Sette ed esoterismo: il quadro italiano

Superstizione, esoterismo, chiromanzia e, infine, affiliazione settaria. Un’escalation rischiosa perché, come diceva Gilbert Chesterton, “quando non si crede più in Dio si rischia di credere a tutto”. Una riflessione profonda mascherata da aforisma, che sonda con particolare efficacia una società umana che fatica a preservare le proprie certezze e che si pone al centro di un’indagine pubblicata da “La Stampa” sul fenomeno delle sette in Italia: una disamina che tiene conto di dati ufficiali riguardanti le tendenze a prestar fede al parere di astrologi e veggenti (30 mila italiani lo fanno ogni giorno, secondo i dati Codacons) ma anche delle testimonianze di chi, per riuscire a sfuggire da una complessa situazione di vita, ha erroneamente creduto di poter risolvere i propri problemi attraverso i consigli di qualche guru, rendendosi presto conto (non senza difficoltà) di quanto il tutto fosse in realtà ancor più deleterio, per la salute fisica ma anche (e soprattutto) psicologica: “Un ginepraio – riporta l’inchiesta – composto da false promesse, abusi sessuali, allontanamenti da famiglie e amici oltre che un impoverimento economico che si traduce in fatturato di 8 miliardi di euro, secondo un rapporto del Codacons, sui ciarlatani che promettono cure immaginarie”. Un dato ancor più allarmante considerando che “non esistono leggi per contrastare questa che sta diventando una vera e propria emergenza”.

Il fanatismo

Una forma di assoggettamento, quello esercitato dalle sette, che mira in particolare a far presa sulla mente delle persone, specie di chi attraversa momenti difficili, esponendo involontariamente se stesso a modalità di plagio psicologico.
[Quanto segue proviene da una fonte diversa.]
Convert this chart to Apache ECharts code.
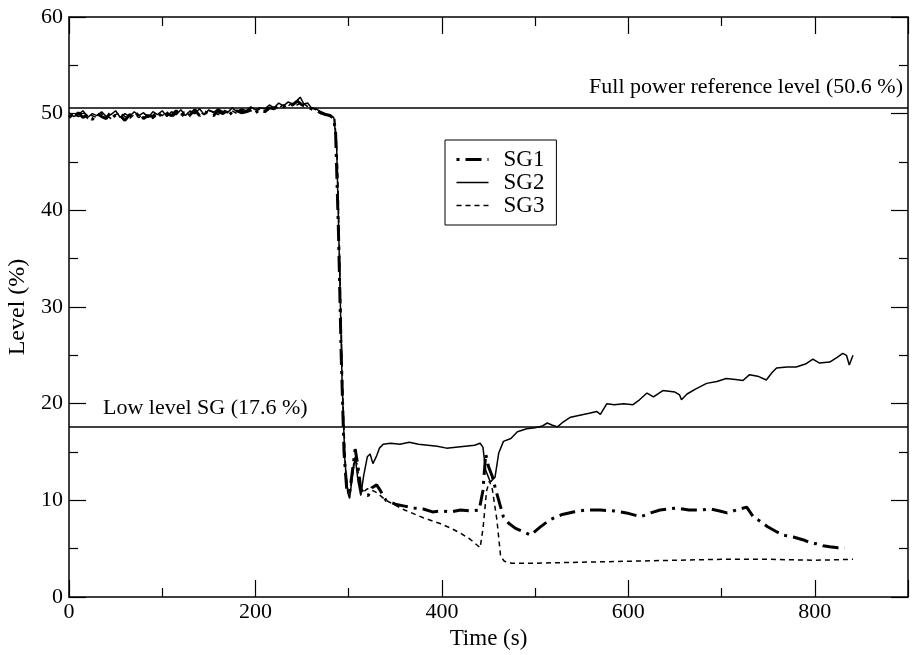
<!DOCTYPE html>
<html>
<head>
<meta charset="utf-8">
<script src="https://cdn.jsdelivr.net/npm/echarts@6/dist/echarts.min.js"></script>
<style>
  html, body { margin: 0; padding: 0; background: #fff; }
  #chart { width: 915px; height: 655px; }
</style>
</head>
<body>
<div id="chart"></div>
<script>
// steam generator levels, [time (s), level (%)]
const sg1 = [
  [0, 49.8], [5, 49.5], [10, 50.1], [15, 49.6], [20, 49.9], [25, 49.4], [30, 50.0], [35, 49.7],
  [40, 49.5], [45, 50.2], [50, 49.6], [55, 49.8], [60, 49.3], [65, 49.9], [70, 49.6], [75, 50.1],
  [80, 49.5], [85, 49.8], [90, 49.7], [95, 50.2], [100, 49.6], [105, 50.0], [110, 49.8], [115, 50.3],
  [120, 49.7], [125, 50.1], [130, 49.9], [135, 50.4], [140, 49.8], [145, 50.2], [150, 50.0], [155, 49.8],
  [160, 50.3], [165, 50.0], [170, 50.4], [175, 49.9], [180, 50.3], [185, 50.1], [190, 50.2], [195, 50.5],
  [200, 50.1], [205, 50.4], [210, 50.2], [215, 50.6], [220, 50.5], [225, 50.8], [230, 50.7], [235, 51.0],
  [240, 50.9], [245, 51.3], [250, 50.9], [255, 50.7], [260, 50.5], [265, 50.3], [270, 50.1], [275, 49.9],
  [280, 49.8], [284, 49.5], [286, 48], [289, 38], [292, 25], [295, 15], [298, 11], [301, 10.8],
  [304, 13], [307, 15.3], [310, 13.5], [313, 11.2], [317, 10.6], [321, 10.5], [325, 11.3], [330, 11.6],
  [334, 11.0], [340, 10.0], [350, 9.6], [360, 9.4], [370, 9.2], [380, 9.1], [390, 8.8], [400, 8.9],
  [410, 8.8], [420, 9.0], [430, 8.9], [440, 9.0], [444, 11], [447, 14.8], [450, 13.5], [454, 12.5],
  [458, 11], [461, 10], [466, 8.3], [472, 7.6], [479, 7.1], [486, 6.8], [495, 6.4], [505, 7.2],
  [516, 8.0], [528, 8.5], [541, 8.8], [555, 9.0], [570, 9.0], [585, 8.9], [598, 8.7], [613, 8.3],
  [624, 8.7], [634, 9.0], [652, 9.2], [665, 9.0], [677, 9.0], [688, 9.1], [698, 8.9], [706, 8.7],
  [716, 9.0], [727, 9.3], [734, 8.3], [742, 7.8], [749, 7.3], [758, 6.8], [766, 6.4], [777, 6.2],
  [788, 5.9], [795, 5.6], [802, 5.5], [809, 5.3], [816, 5.2], [825, 5.1], [832, 5.1]
];
const sg2 = [
  [0, 50.1], [5, 49.7], [10, 49.9], [15, 50.3], [20, 49.6], [25, 50.0], [30, 49.8], [35, 50.2],
  [40, 49.7], [45, 49.9], [50, 50.3], [55, 49.6], [60, 50.0], [65, 49.7], [70, 50.2], [75, 49.8],
  [80, 50.1], [85, 49.6], [90, 50.2], [95, 49.9], [100, 50.3], [105, 49.7], [110, 50.2], [115, 49.9],
  [120, 50.4], [125, 49.8], [130, 50.3], [135, 50.0], [140, 50.5], [145, 49.9], [150, 50.4], [155, 50.1],
  [160, 50.5], [165, 50.2], [170, 50.1], [175, 50.6], [180, 50.2], [185, 50.5], [190, 50.3], [195, 50.7],
  [200, 50.4], [205, 50.6], [210, 50.5], [215, 50.9], [220, 50.6], [225, 51.1], [230, 50.8], [235, 51.2],
  [240, 51.0], [245, 51.4], [248, 51.7], [252, 51.0], [256, 51.1], [260, 50.6], [265, 50.5], [270, 50.2],
  [275, 50.0], [280, 49.9], [284, 49.6], [287, 47], [290, 35], [293, 22], [296, 14], [299, 10.8],
  [301, 10.2], [304, 12.5], [307, 14.5], [310, 12.0], [313, 10.5], [316, 12.5], [320, 14.5], [323, 14.8],
  [326, 13.8], [330, 14.6], [333, 15.4], [337, 15.8], [345, 15.9], [355, 15.8], [365, 16.0], [375, 15.8],
  [385, 15.7], [395, 15.6], [405, 15.4], [415, 15.5], [425, 15.6], [435, 15.7], [441, 15.9], [444, 15.5],
  [447, 13.1], [452, 11.9], [457, 12.4], [461, 14.9], [466, 16.1], [474, 16.4], [481, 17.1], [491, 17.4],
  [500, 17.5], [508, 17.7], [513, 18.0], [518, 17.8], [524, 17.6], [530, 18.1], [538, 18.6], [548, 18.8],
  [558, 19.0], [566, 19.2], [570, 18.9], [577, 20.0], [585, 19.9], [595, 20.0], [605, 19.9], [612, 20.4],
  [620, 21.1], [627, 20.7], [637, 21.35], [650, 21.2], [655, 20.9], [657, 20.4], [663, 21.0], [672, 21.5],
  [684, 22.1], [695, 22.3], [705, 22.6], [715, 22.5], [723, 22.4], [730, 23.0], [740, 22.8], [748, 22.45],
  [754, 23.2], [759, 23.7], [770, 23.8], [780, 23.8], [790, 24.1], [798, 24.6], [805, 24.2], [816, 24.3],
  [824, 24.8], [830, 25.2], [834, 25.0], [837, 24.0], [841, 25.0]
];
const sg3 = [
  [0, 49.6], [5, 50.0], [10, 49.7], [15, 49.9], [20, 49.5], [25, 49.8], [30, 49.6], [35, 50.0],
  [40, 49.8], [45, 49.5], [50, 49.9], [55, 50.1], [60, 49.7], [65, 49.5], [70, 49.9], [75, 49.6],
  [80, 50.0], [85, 49.8], [90, 49.5], [95, 49.9], [100, 49.8], [105, 50.2], [110, 49.6], [115, 50.0],
  [120, 49.9], [125, 50.3], [130, 49.7], [135, 50.1], [140, 50.2], [145, 49.9], [150, 50.3], [155, 50.2],
  [160, 49.9], [165, 50.4], [170, 50.2], [175, 50.3], [180, 50.0], [185, 50.4], [190, 50.1], [195, 50.3],
  [200, 50.2], [205, 50.5], [210, 50.3], [215, 50.4], [220, 50.7], [225, 50.6], [230, 50.9], [235, 50.8],
  [240, 51.1], [245, 50.9], [250, 51.2], [255, 50.8], [260, 50.6], [265, 50.4], [270, 50.0], [275, 50.0],
  [280, 49.7], [285, 49.6], [288, 45], [291, 32], [294, 20], [297, 12.5], [300, 10.5], [303, 12],
  [306, 14.2], [309, 13.8], [312, 11.5], [315, 10.8], [320, 11.2], [326, 11.0], [330, 10.8], [340, 10.0],
  [360, 9.0], [380, 8.2], [398, 7.6], [410, 7.1], [420, 6.6], [430, 6.0], [441, 5.1], [444, 7],
  [448, 11], [451, 12.0], [454, 11.2], [459, 8.0], [463, 4.2], [467, 3.7], [475, 3.5], [500, 3.5],
  [550, 3.6], [600, 3.7], [650, 3.8], [700, 3.9], [750, 3.9], [800, 3.8], [841, 3.9]
];
const fullPowerLevel = 50.6;
const lowLevel = 17.6;

const font = "Liberation Serif";
const ink = "#000";

const chart = echarts.init(document.getElementById("chart"));

const tickStyle = {
  axisLine: { show: true, onZero: false, lineStyle: { color: ink, width: 1.5 } },
  axisTick: { show: true, inside: true, length: 17, lineStyle: { color: ink, width: 1.2 } },
  minorTick: { show: true, splitNumber: 2, length: 9, lineStyle: { color: ink, width: 1.2 } },
  splitLine: { show: false },
};

// top / right copies of the axes, ticks only
function frameAxis(pos, min, max, interval) {
  return {
    type: "value",
    position: pos,
    min: min,
    max: max,
    interval: interval,
    ...tickStyle,
    axisLabel: { show: false },
  };
}

const option = {
  animation: false,
  backgroundColor: "#fff",
  textStyle: { fontFamily: font, color: ink },
  grid: { left: 69, right: 7, top: 17, bottom: 58, outerBoundsMode: "none" },
  legend: {
    orient: "vertical",
    left: 445,
    top: 140,
    itemWidth: 32,
    itemHeight: 14,
    itemGap: 0,
    padding: [8, 12, 8, 10],
    borderColor: ink,
    borderWidth: 1,
    itemStyle: { opacity: 0 },
    textStyle: { fontFamily: font, fontSize: 23, lineHeight: 22, color: ink, padding: [0, 0, 0, 10] },
    data: [
      { name: "SG1", lineStyle: { width: 3 } },
      { name: "SG2", lineStyle: { width: 1.5 } },
      { name: "SG3", lineStyle: { width: 1.5 } },
    ],
  },
  xAxis: [
    {
      type: "value",
      min: 0,
      max: 900,
      interval: 200,
      name: "Time (s)",
      nameLocation: "middle",
      nameGap: 21,
      nameTextStyle: { fontFamily: font, fontSize: 23, color: ink },
      ...tickStyle,
      axisLabel: {
        fontFamily: font, fontSize: 22, color: ink, margin: 4,
        formatter: (v) => (v % 200 === 0 ? v : ""),
      },
    },
    frameAxis("top", 0, 900, 200),
  ],
  yAxis: [
    {
      type: "value",
      min: 0,
      max: 60,
      interval: 10,
      name: "Level (%)",
      nameLocation: "middle",
      nameGap: 39,
      nameTextStyle: { fontFamily: font, fontSize: 24, color: ink },
      ...tickStyle,
      axisLabel: { fontFamily: font, fontSize: 22, color: ink, margin: 6 },
    },
    frameAxis("right", 0, 60, 10),
  ],
  series: [
    {
      name: "SG1",
      type: "line",
      data: sg1,
      symbol: "none",
      color: ink,
      lineStyle: { color: ink, width: 3, type: [3, 6, 16, 6] },
      markLine: {
        silent: true,
        symbol: "none",
        lineStyle: { color: ink, width: 1.5, type: "solid" },
        data: [
          {
            yAxis: fullPowerLevel,
            label: {
              position: "insideEndTop",
              distance: [5, 10],
              formatter: "Full power reference level (50.6 %)",
              fontFamily: font, fontSize: 22, color: ink,
            },
          },
          {
            yAxis: lowLevel,
            label: {
              position: "insideStartTop",
              distance: [34, 8],
              formatter: "Low level SG (17.6 %)",
              fontFamily: font, fontSize: 22, color: ink,
            },
          },
        ],
      },
    },
    {
      name: "SG2",
      type: "line",
      data: sg2,
      symbol: "none",
      color: ink,
      lineStyle: { color: ink, width: 1.5 },
    },
    {
      name: "SG3",
      type: "line",
      data: sg3,
      symbol: "none",
      color: ink,
      lineStyle: { color: ink, width: 1.5, type: [5, 4] },
    },
  ],
};

chart.setOption(option);
</script>
</body>
</html>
Un passaggio ben più semplice di quanto si pensi: “Nel fiorente supermarket globalizzato delle false credenze – ha spiegato nell’ambito dell’inchiesta don Aldo Buonaiuto che anima il Servizio AntiSette della Comunità Papa Giovanni XXIII -, si finisce nel mondo dell’occulto anche attraverso canali apparentemente innocui come le tendenze New Age, i culti ‘fai da te’ e i potenziali adepti contesi in Rete dalle mille sigle delle false credenze religiose”. Le vittime, infatti, “cadono in trappola attraverso libri scritti ad hoc, che stimolano la curiosità, nei quali vengono citati siti web da visitare per approfondire determinati argomenti, poi attraverso i siti ci si iscrive a dei seminari e il gioco è fatto”. E ancora: “Il fanatismo è un tratto essenziale di quella che, per le associazioni antisette, è la manipolazione mentale. Un abuso psicologico costante a cui, nella maggioranza dei casi, segue quello economico. Gli adescatori delle sette si mascherano spesso dietro una facciata religiosa per raggirare le vittime e ricercare il proprio profitto personale”. Un punto focale, questo, anche perché in molti casi a rimetterci sono i nuclei familiari: “Nell’ultimo anno – si spiega ancora nell’indagine del quotidiano – l’Autorità Garante per l’infanzia e l’adolescenza della Regione Calabria ha inviato a varie procure le numerose segnalazioni arrivate da genitori in fase di separazione che imputano il cattivo agire dei rispettivi coniugi all’appartenenza di alcuni di essi a sette pseudo cristiano-religiose”.

Nomadismo culturale

Sette e manipolazione psicologica vanno dunque di pari passo, con alcuni tratti che, in qualche caso, risultano comuni: “Tra gli adepti dei gruppi alternativi si ostenta spesso un disprezzo per la cultura occidentale ripreso dalla polemica del sessantotto di stampo marxista-comunista… Il percorso più comune degli adepti reclutati da culti orientali è stato dal marxismo all’esoterismo“. E anche in questo, si cela l’enorme difficoltà insita nel contrasto: “Spesso – si spiega citando ancora don Aldo Buonaiuto – i familiari che intendono sottrarre i loro cari alla manipolazione della setta, si trovano a scontrarsi con mitologie di gruppo che sfociano in una sorta di nomadismo culturale che induce gli adepti ad abbandonare una setta per rifugiarsi in un’altra”. Una situazione legata, molte volte, all’inconsapevolezza di chi, magari per ragioni che nulla hanno a che fare con la propria storia personale, scelgono di avvicinarsi a pratiche modali che, spesso, travisano il loro stesso significato.